Historically often a unified region, Bactria now is divided among many Central Asian nations: Turkmenistan, Afghanistan, Uzbekistan, and Tajikistan, plus a sliver of what is now Pakistan. Two of its significant cities that are still important today are Samarkhand (in Uzbekistan) and Kunduz (in northern Afghanistan).

Brief History of Bactria:

Archaeological evidence and early Greek accounts indicate that the area east of Persia and northwest of India has been home to organized empires since at least 2,500 BCE, and possibly much longer. The great philosopher Zoroaster, or Zarathustra, is said to have come from Bactria. Scholars have long debated when the historical personage of Zoroaster lived, with some proponents claiming a date as early as 10,000 BCE, but this is all speculative. In any event, his beliefs form the basis for Zoroastrianism, which strongly influenced the later monotheistic religions of southwest Asia (Judaism, Christianity and Islam).

In the sixth century BCE, Cyrus the Great conquered Bactria and added it to the Persian or Achaemenid Empire. When Darius III fell to Alexander the Great in the Battle of Gaugamela (Arbela), in 331 BCE, Bactria was thrown into chaos. Due to strong local resistance, it took the Greek army two years to put down the Bactrian insurgency, but their power was tenuous at best.

Alexander the Great died in 323 BCE, and Bactria became part of his general Seleucus's satrapy.

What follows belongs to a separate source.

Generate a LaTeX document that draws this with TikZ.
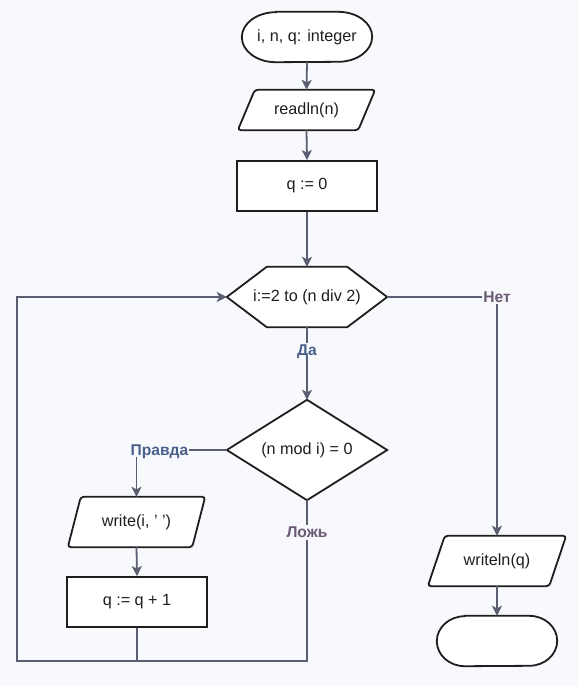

Seleucus and his descendants governed the Seleucid Empire in Persia and Bactria until 255 BCE. At that time, the satrap Diodotus declared independence and founded the Greco-Bactrian Kingdom, which covered the area south of the Caspian Sea, up to the Aral Sea, and east to the Hindu Kush and Pamir Mountains. This large empire did not last long, however, being conquered first by the Scythians (around 125 BCE) and then by the Kushans (Yuezhi).

The Kushan Empire itself lasted only from the 1st to 3rd centuries CE, but under the Kushan emperors its power spread from Bactria into the whole of northern India. At this time, Buddhist beliefs mingled with the earlier amalgam of Zoroastrian and Hellenistic relgious practices common in the area. Another name for the Kushan-controlled Bactria was "Tokharistan," because the Indo-European Yuezhi were also called the Tocharians.

The Sassanid Empire of Persia under Ardashir I conquered Bactria from the Kushans around 225 CE, and ruled the area until 651. In succession, the area was conquered by the Turks, Arabs, Mongols, Timurids, and eventually, in the eighteenth and nineteenth centuries, Tsarist Russia.

Because of its key position astride the overland Silk Road, and as a central hub between the great imperial areas of China, India, Persia and the Mediterranean world, Bactria has long been prone to conquest and contestation. Today, what was once called Bactria forms much of "the 'Stans," and is once more valued for its reserves of oil and natural gas, as well as for its potential as an ally of either moderate Islam or Islamic fundamentalism. In other words, watch out for Bactria - it has never been a quiet region!

Pronunciation: BACK-tree-uh
Also Known As: Bukhdi, Pukhti, Balk, Balhk
Alternate Spellings: Bakhtar, Bactriana, Pakhtar, Bactra
Examples:
"One of the most important modes of transport along the Silk Road was the Bactrian or two-humped camel, which takes its name from the region of Bactria in Central Asia."